- What needs to be done
Output each line exactly as it appears, skipping any embedded picture.

- Records for processing

════════════════

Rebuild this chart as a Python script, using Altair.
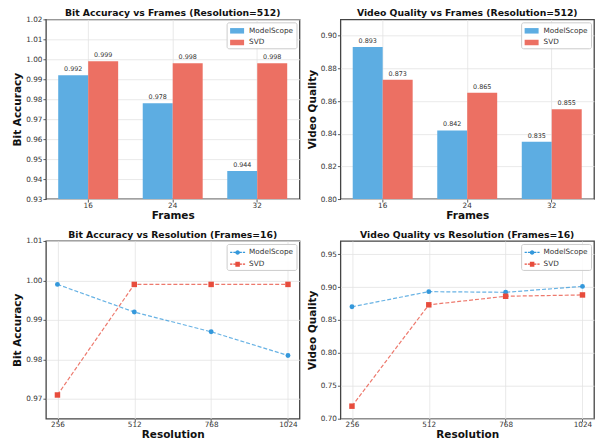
import altair as alt
import pandas as pd

FONT = "DejaVu Sans"

models = ["ModelScope", "SVD"]
bar_colors = ["#5dade2", "#ec7063"]
line_colors = ["#3498db", "#e74c3c"]

frames = ["16", "24", "32"]
bit_acc_frames_ms = [0.992, 0.978, 0.944]
bit_acc_frames_svd = [0.999, 0.998, 0.998]
vq_frames_ms = [0.893, 0.842, 0.835]
vq_frames_svd = [0.873, 0.865, 0.855]

resolutions = ["256", "512", "768", "1024"]
bit_acc_res_ms = [0.999, 0.992, 0.987, 0.981]
bit_acc_res_svd = [0.971, 0.999, 0.999, 0.999]
vq_res_ms = [0.870, 0.893, 0.892, 0.901]
vq_res_svd = [0.719, 0.873, 0.886, 0.888]

W = 254

# legend symbols (unit coordinates)
RECT_PATH = "M-1,-0.55H1.8V0.55H-1Z"
LINE_CIRCLE_PATH = ("M-1,-0.12H-0.55V0.12H-1Z M-0.35,-0.12H0.1V0.12H-0.35Z "
                    "M0.9,-0.12H1.35V0.12H0.9Z M1.55,-0.12H2V0.12H1.55Z "
                    "M0.95,0A0.45,0.45,0,1,1,0.05,0A0.45,0.45,0,1,1,0.95,0Z")
LINE_SQUARE_PATH = ("M-1,-0.12H-0.55V0.12H-1Z M-0.35,-0.12H0.1V0.12H-0.35Z "
                    "M0.9,-0.12H1.35V0.12H0.9Z M1.55,-0.12H2V0.12H1.55Z "
                    "M0.05,-0.5H0.95V0.5H0.05Z")


def legend(**extra):
    return alt.Legend(
        title=None, orient="top-right", offset=3, padding=2.5, rowPadding=1.7,
        labelFont=FONT, labelFontSize=7.3, labelColor="#333", labelOffset=8,
        fillColor="rgba(255,255,255,0.85)", strokeColor="#cccccc", cornerRadius=2,
        symbolSize=100, **extra)


def y_enc(ytitle, domain, ticks):
    return alt.Y("value:Q", scale=alt.Scale(domain=domain, nice=False, zero=False),
                 axis=alt.Axis(title=ytitle, values=ticks, format=".2f",
                               labelPadding=1, titlePadding=3))


def panel_title(text, offset):
    return alt.TitleParams(text=text, offset=offset)


def bar_panel(ms, svd, title, ytitle, domain, ticks, height, toff):
    df = pd.DataFrame({
        "Frames": frames + frames,
        "Model": [models[0]] * len(frames) + [models[1]] * len(frames),
        "value": ms + svd,
    })
    x = alt.X("Frames:N", sort=frames,
              scale=alt.Scale(paddingInner=0, paddingOuter=0),
              axis=alt.Axis(title="Frames", labelAngle=0, bandPosition=0.5, grid=True,
                            labelPadding=-1, titlePadding=2))
    xo = alt.XOffset("Model:N", sort=models,
                     scale=alt.Scale(paddingInner=0, paddingOuter=0.41))
    y = y_enc(ytitle, domain, ticks)
    bars = alt.Chart(df).mark_bar(clip=True).encode(
        x=x, xOffset=xo, y=y, y2=alt.datum(domain[0]),
        color=alt.Color("Model:N", scale=alt.Scale(domain=models, range=bar_colors),
                        legend=legend(symbolType=RECT_PATH)),
    )
    text = alt.Chart(df).mark_text(baseline="bottom", dy=-3, fontSize=6.4,
                                   color="#333", font=FONT).encode(
        x=x, xOffset=xo, y=y, text=alt.Text("value:Q", format=".3f"))
    return alt.layer(bars, text).properties(
        width=W, height=height, title=panel_title(title, toff))


def line_panel(ms, svd, title, ytitle, domain, ticks, height, toff):
    df = pd.DataFrame({
        "Resolution": resolutions + resolutions,
        "Model": [models[0]] * len(resolutions) + [models[1]] * len(resolutions),
        "value": ms + svd,
    })
    x = alt.X("Resolution:O", sort=resolutions,
              scale=alt.Scale(type="point", padding=0.15),
              axis=alt.Axis(title="Resolution", labelAngle=0, grid=True,
                            labelPadding=-1, titlePadding=2))
    y = y_enc(ytitle, domain, ticks)
    base = alt.Chart(df).encode(x=x, y=y)
    ms_data = base.transform_filter(alt.datum.Model == models[0])
    svd_data = base.transform_filter(alt.datum.Model == models[1])
    line_ms = ms_data.mark_line(strokeDash=[4, 2], strokeWidth=1.2, opacity=0.75,
                                color=line_colors[0])
    line_svd = svd_data.mark_line(strokeDash=[4, 2], strokeWidth=1.2, opacity=0.75,
                                  color=line_colors[1])
    circ = ms_data.mark_circle(size=24, opacity=1, color=line_colors[0])
    sq = svd_data.mark_square(size=30, opacity=1, color=line_colors[1])
    leg = alt.Chart(df).transform_filter("false").mark_point(
        filled=True, size=100, opacity=1).encode(
        color=alt.Color("Model:N", scale=alt.Scale(domain=models, range=line_colors),
                        legend=legend()),
        shape=alt.Shape("Model:N",
                        scale=alt.Scale(domain=models, range=[LINE_CIRCLE_PATH, LINE_SQUARE_PATH]),
                        legend=legend()),
    )
    return alt.layer(line_ms, line_svd, circ, sq, leg).properties(
        width=W, height=height, title=panel_title(title, toff))


tl = bar_panel(bit_acc_frames_ms, bit_acc_frames_svd,
               "Bit Accuracy vs Frames (Resolution=512)", "Bit Accuracy",
               [0.93, 1.02], [0.93, 0.94, 0.95, 0.96, 0.97, 0.98, 0.99, 1.00, 1.01, 1.02],
               180, -3)
tr = bar_panel(vq_frames_ms, vq_frames_svd,
               "Video Quality vs Frames (Resolution=512)", "Video Quality",
               [0.80, 0.91], [0.80, 0.82, 0.84, 0.86, 0.88, 0.90], 180, 1)
bl = line_panel(bit_acc_res_ms, bit_acc_res_svd,
                "Bit Accuracy vs Resolution (Frames=16)", "Bit Accuracy",
                [0.965, 1.01], [0.97, 0.98, 0.99, 1.00, 1.01], 178, -3)
br = line_panel(vq_res_ms, vq_res_svd,
                "Video Quality vs Resolution (Frames=16)", "Video Quality",
                [0.70, 0.97], [0.70, 0.75, 0.80, 0.85, 0.90, 0.95], 178, 1)

chart = alt.concat(
    tl, tr, bl, br, columns=2, spacing={"row": 42, "column": 41}, bounds="flush",
).resolve_scale(
    color="independent", shape="independent",
).resolve_legend(
    color="independent", shape="independent",
).properties(
    padding={"left": 12, "top": 8, "right": 5, "bottom": 5},
).configure(
    font=FONT,
).configure_view(
    stroke="#444", strokeWidth=1.3,
).configure_axis(
    labelFont=FONT, labelFontSize=7.3, labelColor="#333",
    tickColor="#333", tickSize=3, tickWidth=0.8,
    domain=False, gridColor="#e3e3e3", gridWidth=0.8,
    titleFont=FONT, titleFontSize=10.5, titleFontWeight="bold", titleColor="#111",
).configure_title(
    font=FONT, fontSize=9.3, fontWeight="bold", color="#111", anchor="middle",
)

chart.save("out.html", embed_options={"renderer": "svg", "actions": False})
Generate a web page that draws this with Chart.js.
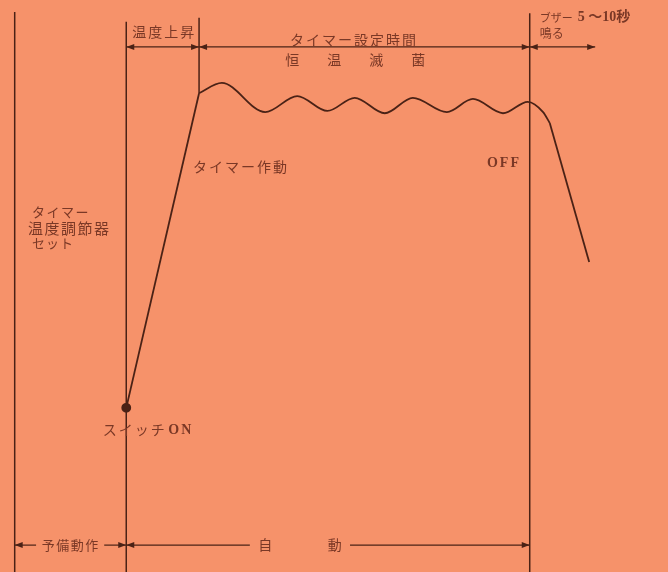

════════════════

- Reply to the task
Rebuild this chart as a Python script, using Altair.
import altair as alt
import pandas as pd

FONT = "DejaVu Sans"

models = ["ModelScope", "SVD"]
bar_colors = ["#5dade2", "#ec7063"]
line_colors = ["#3498db", "#e74c3c"]

frames = ["16", "24", "32"]
bit_acc_frames_ms = [0.992, 0.978, 0.944]
bit_acc_frames_svd = [0.999, 0.998, 0.998]
vq_frames_ms = [0.893, 0.842, 0.835]
vq_frames_svd = [0.873, 0.865, 0.855]

resolutions = ["256", "512", "768", "1024"]
bit_acc_res_ms = [0.999, 0.992, 0.987, 0.981]
bit_acc_res_svd = [0.971, 0.999, 0.999, 0.999]
vq_res_ms = [0.870, 0.893, 0.892, 0.901]
vq_res_svd = [0.719, 0.873, 0.886, 0.888]

W = 254

# legend symbols (unit coordinates)
RECT_PATH = "M-1,-0.55H1.8V0.55H-1Z"
LINE_CIRCLE_PATH = ("M-1,-0.12H-0.55V0.12H-1Z M-0.35,-0.12H0.1V0.12H-0.35Z "
                    "M0.9,-0.12H1.35V0.12H0.9Z M1.55,-0.12H2V0.12H1.55Z "
                    "M0.95,0A0.45,0.45,0,1,1,0.05,0A0.45,0.45,0,1,1,0.95,0Z")
LINE_SQUARE_PATH = ("M-1,-0.12H-0.55V0.12H-1Z M-0.35,-0.12H0.1V0.12H-0.35Z "
                    "M0.9,-0.12H1.35V0.12H0.9Z M1.55,-0.12H2V0.12H1.55Z "
                    "M0.05,-0.5H0.95V0.5H0.05Z")


def legend(**extra):
    return alt.Legend(
        title=None, orient="top-right", offset=3, padding=2.5, rowPadding=1.7,
        labelFont=FONT, labelFontSize=7.3, labelColor="#333", labelOffset=8,
        fillColor="rgba(255,255,255,0.85)", strokeColor="#cccccc", cornerRadius=2,
        symbolSize=100, **extra)


def y_enc(ytitle, domain, ticks):
    return alt.Y("value:Q", scale=alt.Scale(domain=domain, nice=False, zero=False),
                 axis=alt.Axis(title=ytitle, values=ticks, format=".2f",
                               labelPadding=1, titlePadding=3))


def panel_title(text, offset):
    return alt.TitleParams(text=text, offset=offset)


def bar_panel(ms, svd, title, ytitle, domain, ticks, height, toff):
    df = pd.DataFrame({
        "Frames": frames + frames,
        "Model": [models[0]] * len(frames) + [models[1]] * len(frames),
        "value": ms + svd,
    })
    x = alt.X("Frames:N", sort=frames,
              scale=alt.Scale(paddingInner=0, paddingOuter=0),
              axis=alt.Axis(title="Frames", labelAngle=0, bandPosition=0.5, grid=True,
                            labelPadding=-1, titlePadding=2))
    xo = alt.XOffset("Model:N", sort=models,
                     scale=alt.Scale(paddingInner=0, paddingOuter=0.41))
    y = y_enc(ytitle, domain, ticks)
    bars = alt.Chart(df).mark_bar(clip=True).encode(
        x=x, xOffset=xo, y=y, y2=alt.datum(domain[0]),
        color=alt.Color("Model:N", scale=alt.Scale(domain=models, range=bar_colors),
                        legend=legend(symbolType=RECT_PATH)),
    )
    text = alt.Chart(df).mark_text(baseline="bottom", dy=-3, fontSize=6.4,
                                   color="#333", font=FONT).encode(
        x=x, xOffset=xo, y=y, text=alt.Text("value:Q", format=".3f"))
    return alt.layer(bars, text).properties(
        width=W, height=height, title=panel_title(title, toff))


def line_panel(ms, svd, title, ytitle, domain, ticks, height, toff):
    df = pd.DataFrame({
        "Resolution": resolutions + resolutions,
        "Model": [models[0]] * len(resolutions) + [models[1]] * len(resolutions),
        "value": ms + svd,
    })
    x = alt.X("Resolution:O", sort=resolutions,
              scale=alt.Scale(type="point", padding=0.15),
              axis=alt.Axis(title="Resolution", labelAngle=0, grid=True,
                            labelPadding=-1, titlePadding=2))
    y = y_enc(ytitle, domain, ticks)
    base = alt.Chart(df).encode(x=x, y=y)
    ms_data = base.transform_filter(alt.datum.Model == models[0])
    svd_data = base.transform_filter(alt.datum.Model == models[1])
    line_ms = ms_data.mark_line(strokeDash=[4, 2], strokeWidth=1.2, opacity=0.75,
                                color=line_colors[0])
    line_svd = svd_data.mark_line(strokeDash=[4, 2], strokeWidth=1.2, opacity=0.75,
                                  color=line_colors[1])
    circ = ms_data.mark_circle(size=24, opacity=1, color=line_colors[0])
    sq = svd_data.mark_square(size=30, opacity=1, color=line_colors[1])
    leg = alt.Chart(df).transform_filter("false").mark_point(
        filled=True, size=100, opacity=1).encode(
        color=alt.Color("Model:N", scale=alt.Scale(domain=models, range=line_colors),
                        legend=legend()),
        shape=alt.Shape("Model:N",
                        scale=alt.Scale(domain=models, range=[LINE_CIRCLE_PATH, LINE_SQUARE_PATH]),
                        legend=legend()),
    )
    return alt.layer(line_ms, line_svd, circ, sq, leg).properties(
        width=W, height=height, title=panel_title(title, toff))


tl = bar_panel(bit_acc_frames_ms, bit_acc_frames_svd,
               "Bit Accuracy vs Frames (Resolution=512)", "Bit Accuracy",
               [0.93, 1.02], [0.93, 0.94, 0.95, 0.96, 0.97, 0.98, 0.99, 1.00, 1.01, 1.02],
               180, -3)
tr = bar_panel(vq_frames_ms, vq_frames_svd,
               "Video Quality vs Frames (Resolution=512)", "Video Quality",
               [0.80, 0.91], [0.80, 0.82, 0.84, 0.86, 0.88, 0.90], 180, 1)
bl = line_panel(bit_acc_res_ms, bit_acc_res_svd,
                "Bit Accuracy vs Resolution (Frames=16)", "Bit Accuracy",
                [0.965, 1.01], [0.97, 0.98, 0.99, 1.00, 1.01], 178, -3)
br = line_panel(vq_res_ms, vq_res_svd,
                "Video Quality vs Resolution (Frames=16)", "Video Quality",
                [0.70, 0.97], [0.70, 0.75, 0.80, 0.85, 0.90, 0.95], 178, 1)

chart = alt.concat(
    tl, tr, bl, br, columns=2, spacing={"row": 42, "column": 41}, bounds="flush",
).resolve_scale(
    color="independent", shape="independent",
).resolve_legend(
    color="independent", shape="independent",
).properties(
    padding={"left": 12, "top": 8, "right": 5, "bottom": 5},
).configure(
    font=FONT,
).configure_view(
    stroke="#444", strokeWidth=1.3,
).configure_axis(
    labelFont=FONT, labelFontSize=7.3, labelColor="#333",
    tickColor="#333", tickSize=3, tickWidth=0.8,
    domain=False, gridColor="#e3e3e3", gridWidth=0.8,
    titleFont=FONT, titleFontSize=10.5, titleFontWeight="bold", titleColor="#111",
).configure_title(
    font=FONT, fontSize=9.3, fontWeight="bold", color="#111", anchor="middle",
)

chart.save("out.html", embed_options={"renderer": "svg", "actions": False})
Generate a web page that draws this with Chart.js.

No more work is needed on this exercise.